A mining town of around 1100, and a hairdresser, walk in walk out...all snipped up by a travelling English girl supervising a young local apprentice who is fortunate enough to have parents set up a shop for her, who also own the motel of prefab dongas for miners and gov workers and nurses of a recently built 160 person detention centre in town. And a  few other houses too I gather, employing lots of back packers, so able to accommodate them. Right place, right time!
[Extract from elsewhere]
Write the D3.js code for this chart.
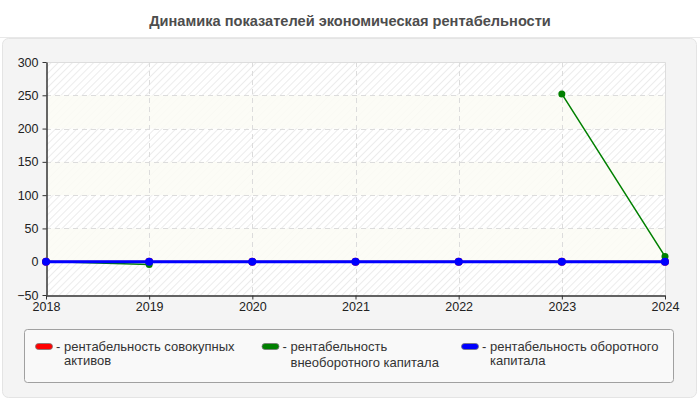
<!DOCTYPE html>
<html><head><meta charset="utf-8">
<script src="https://cdn.jsdelivr.net/npm/d3@7/dist/d3.min.js"></script>
<style>body{margin:0;background:#fff;}svg{display:block;font-family:"Liberation Sans",Arial,sans-serif;}</style>
</head><body>
<svg id="c" width="700" height="400"></svg>
<script>
const years = [2018, 2019, 2020, 2021, 2022, 2023, 2024];
const yTicks = [-50, 0, 50, 100, 150, 200, 250, 300];
const seriesNames = ["рентабельность совокупных активов", "рентабельность внеоборотного капитала", "рентабельность оборотного капитала"];
const seriesColors = ["#ff0000", "#008000", "#0000ff"];
const redValues = [0, 0, 0, 0, 0, 0, 0];
const greenValues = [0.5, -4, null, null, null, 252, 8];
const blueValues = [0, 0, 0, 0, 0, 0, 0];
const legendLines = [["рентабельность совокупных", "активов"], ["рентабельность", "внеоборотного капитала"], ["рентабельность оборотного", "капитала"]];

const svg = d3.select("#c");
const m = {l: 46, r: 665, t: 62, b: 295};

// title
svg.append("text").attr("x", 350).attr("y", 26).attr("text-anchor", "middle")
  .attr("font-size", 14.6).attr("font-weight", "bold").attr("fill", "#4d4d4d")
  .text("Динамика показателей экономическая рентабельности");
svg.append("line").attr("x1", 0).attr("x2", 700).attr("y1", 37.5).attr("y2", 37.5).attr("stroke", "#e8e8e8");

// outer panel
svg.append("rect").attr("x", 2.5).attr("y", 38.5).attr("width", 694).attr("height", 359).attr("rx", 6)
  .attr("fill", "#f4f4f4").attr("stroke", "#e4e4e4");

const defs = svg.append("defs");
const pat = defs.append("pattern").attr("id", "hatch").attr("patternUnits", "userSpaceOnUse")
  .attr("width", 5).attr("height", 5).attr("patternTransform", "rotate(45)");
pat.append("rect").attr("width", 5).attr("height", 5).attr("fill", "#ffffff");
pat.append("line").attr("x1", 0).attr("y1", 0).attr("x2", 0).attr("y2", 5).attr("stroke", "#ececec").attr("stroke-width", 2);

const x = d3.scaleLinear().domain([2018, 2024]).range([m.l, m.r]);
const y = d3.scaleLinear().domain([-50, 300]).range([m.b, m.t]);

// plot background
svg.append("rect").attr("x", m.l).attr("y", m.t).attr("width", m.r - m.l).attr("height", m.b - m.t).attr("fill", "url(#hatch)");
// alternating bands
for (let i = 0; i < yTicks.length - 1; i++) {
  if (i % 2 === 1) {
    svg.append("rect").attr("x", m.l).attr("width", m.r - m.l)
      .attr("y", y(yTicks[i + 1])).attr("height", y(yTicks[i]) - y(yTicks[i + 1]))
      .attr("fill", "#fcfcf4").attr("opacity", 0.85);
  }
}

// grid
const grid = svg.append("g").attr("stroke", "#dcdcdc").attr("stroke-dasharray", "5,4");
grid.selectAll(".gy").data(yTicks.filter(v => v > -50 && v < 300)).join("line")
  .attr("x1", m.l).attr("x2", m.r).attr("y1", d => Math.round(y(d)) + 0.5).attr("y2", d => Math.round(y(d)) + 0.5);
grid.selectAll(".gx").data(years.filter(v => v > 2018 && v < 2024)).join("line")
  .attr("y1", m.t).attr("y2", m.b).attr("x1", d => Math.round(x(d)) + 0.5).attr("x2", d => Math.round(x(d)) + 0.5);

// top/right border
svg.append("path").attr("d", `M${m.l},${m.t + 0.5}H${m.r + 0.5}V${m.b}`).attr("fill", "none").attr("stroke", "#dddddd");

// axes
const yAxis = svg.append("g").attr("transform", `translate(${m.l + 0.5},0)`)
  .call(d3.axisLeft(y).tickValues(yTicks).tickSize(4).tickPadding(4).tickSizeOuter(0));
const xAxis = svg.append("g").attr("transform", `translate(0,${m.b + 0.5})`)
  .call(d3.axisBottom(x).tickValues(years).tickFormat(d3.format("d")).tickSize(4).tickPadding(3).tickSizeOuter(0));
[yAxis, xAxis].forEach(a => {
  a.select(".domain").attr("stroke", "#333").attr("stroke-width", 1.5);
  a.selectAll(".tick line").attr("stroke", "#333");
  a.selectAll("text").attr("font-size", 12.5).attr("fill", "#222").attr("font-family", "'Liberation Sans',Arial,sans-serif");
});

// series
const allSeries = [redValues, greenValues, blueValues];
const widths = [2, 1.5, 3];
const radii = [4, 3.5, 4];
allSeries.forEach((vals, si) => {
  const pts = years.map((yr, i) => ({yr, v: vals[i]}));
  const line = d3.line().defined(d => d.v !== null).x(d => x(d.yr)).y(d => y(d.v));
  svg.append("path").datum(pts).attr("d", line).attr("fill", "none")
    .attr("stroke", seriesColors[si]).attr("stroke-width", widths[si]);
  svg.selectAll(".pt" + si).data(pts.filter(d => d.v !== null)).join("circle")
    .attr("cx", d => x(d.yr)).attr("cy", d => y(d.v)).attr("r", radii[si]).attr("fill", seriesColors[si]);
});

// legend
svg.append("rect").attr("x", 24.5).attr("y", 329.5).attr("width", 649).attr("height", 53).attr("rx", 3)
  .attr("fill", "#f9f9f9").attr("stroke", "#a0a0a0");
const legX = [35, 261.5, 461];
const line2Y = [365, 367, 365];
seriesNames.forEach((name, i) => {
  const g = svg.append("g");
  g.append("rect").attr("x", legX[i] + 0.5).attr("y", 343.5).attr("width", 17).attr("height", 6).attr("rx", 3)
    .attr("fill", seriesColors[i]).attr("stroke", "#777").attr("stroke-width", 0.8);
  g.append("text").attr("x", legX[i] + 21).attr("y", 350.5).attr("font-size", 13).attr("fill", "#333")
    .text("- " + legendLines[i][0]);
  g.append("text").attr("x", legX[i] + 29).attr("y", line2Y[i]).attr("font-size", 13).attr("fill", "#333")
    .text(legendLines[i][1]);
});
</script>
</body></html>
Hairdresser info!
 
Sons of Gwalia, a mine with a chequered history but back in action now..since 1980, busy mine with Museum attached, lot's of good things to see and of note is the fact that in 1897 Son's of Gwalia Mine was managed by the 31st  US President , Herbert Hoover..in his younger days, reported to be ruthless and not very popular as a young manager and soon shipped off to China to manage a mine there.
There is a restored house onsite named Hoover House and can be viewed and also used as a B & B.
 
The Gold mine Son's of Gwalia Leonora.
 
  Hoover House restored after cyclone in 2000, nice inside with some original elegance.
 Bike seat frames, the mode of transport in those times.
 Not too sure about the number plate..but maybe
 Horse drawn grader and roller.
 Water cart wheel.
 The winder thingo...the men were in awe of this...


 wouldn't want to throw a spanner in the works!
 Agnew pub and that was all..it ....only and the wind was freezing.
Setting up a camp, Jean disappears and half hour later date scones Yummo!!
 Donny Somebody's Breakaway lookout nearing Sandstone..nice view. freezing cold might rain.
 
SANDSTONE
Into a newish Shire Caravan Park, good reviews on Wikicamps, nice little town Pub/store PO/Art Centre and tourist Info . Shire pop 119. yep 119
very tidy, nice street scape and history info.
 

 World war 1 and this is what happened all the man power just walked out of the towns and walked to war in the Middle East
 camel transport for the wool industry, which has now converted to cattle too many sheep deathes from wild dogs.
 Tough strong men at work.
 At Sandstone a Brewery was built above here and via a shaft the vats were below in the cave.
 Yet another London Bridge, a 800 metre 'breakaway'
 and that is that...Kalgoorlie to Sandstone, I know no more  for the next section of our journey to Geraldton, but I guess I will work it out or bluff my way thru!!
 So in the warm, real power, with some good smells, baked bread, t butter biscuits and yep lemon sago...frogs eggs....and it is only 3 in the morning...Good night my family and friends!!